Well, for the coordinator, there’s a lot to be said for this as networks get larger, but the NCP will still be available standalone as most devices are not coordinators.

I can answer the concept and no - it’s a hardware change. With the standard NCP you can get some of the information as a sniffer, but what this does is to get all the data that the coordinator receives, as it receives it. The problem with a separate sniffer is you can never be sure if the device receives a command, or if the sniffer is receiving all the data - with this system it taps into the radio inside the NCP so you see exactly what is sent/received.

Sure - I’m happy if we want to add specific dongles to the list - eg the elelabs one. I think we already mention the Qivicon one (IIRC?).

Understood - I think if we keep it simple it should be fine - as we do already with supported devices.

Thanks.

giuseppeiannello · July 24, 2020, 10:07am

Just looked at the current docs - EFR32 is not mentioned. I’ll open a PR as soon as I get the new sticks and I can test them with the different firmwares.

Is your zigbee library compatible with EZSP v8, or should I stick to v7?

chris · July 24, 2020, 10:08am

Yes. I use this here with firmware version 6.7.

abol3z · July 24, 2020, 10:28am

On zigbee2mqtt also? I’ve seen people on zigbee2mqtt forums with 40 nodes stable but didn’t try it myself.

giuseppeiannello · July 24, 2020, 11:43am

On zigbee2mqtt also? I’ve seen people on zigbee2mqtt forums with 40 nodes stable but didn’t try it myself.

It seems to depend on the devices you have. Some routers are not very good at routing, and this has an impact on network performances too.

zigbee2mqtt is also less chatty on the network, having a devices database. And we go full circle now and go back to the original topic: renaming things triggers a node discovery, and that kills performances on CC2531 with ~20 nodes (with and without source_routing)

abol3z · July 24, 2020, 11:50am

Agree. It seems to be a mix of multiple problems.
One last question, and sorry for that

I’ve seen that you tried the configs mentioned in this post, are they the same as the source routing firmware, or do they improve more?

I want to go with a solution that can help me complete my installation of 40 nodes until we have the new improvements on the binding.

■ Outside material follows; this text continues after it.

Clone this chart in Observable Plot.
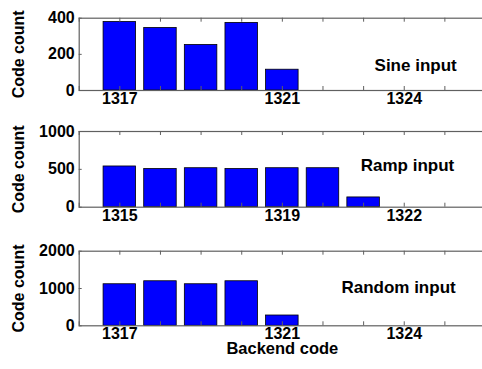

chris · July 24, 2020, 12:13pm

This is a double edged sword. The database is a pain to administer, and it requires devices to be in the database before they work if you rely on it. This is the situation we have with ZWave and what I was trying to avoid with ZigBee. These protocols are self describing so no database should be needed.

The chattyness should only an issue during the very first discovery - this is when the data is downloaded from the device, and after this it is stored in a local database. It should not be re-requested each time discovery is started (in general) but there is some additional traffic that occurs at this time.

It is hard really to know what your problem is, so I cannot be sure what the solution will be and can’t say that the changes I’m making will help for sure. As I mentioned above, there are many issues here - each may require a different solution. There are certainly some issues in the framework at the moment with large networks - multiple broadcasts cause a problem, and if you try and command lots of devices at once, there are problems. This is only tested with the Ember NCP though - maybe these issues don’t exist with the CC2531 - I don’t know. Also depending on the network topology, there could be other issues - it’s quite complex and a lot of this is hidden because it is handled by the coordinator firmware.

giuseppeiannello · July 24, 2020, 12:20pm

My custom firmware is as following:

stock ZNP-Pro-Secure-Standard 1.2.2a
patch for source_routing coming from a post in the TI forum
source_routing patches from z2m
source_routing patches from Optimizing the cc2531 firmware for OpenHAB and the Zigbee binding

I’m adding devices to the network very slowly - 2/3 at a time and testing the network for ~1 week between changes. I’m currently at 22 devices.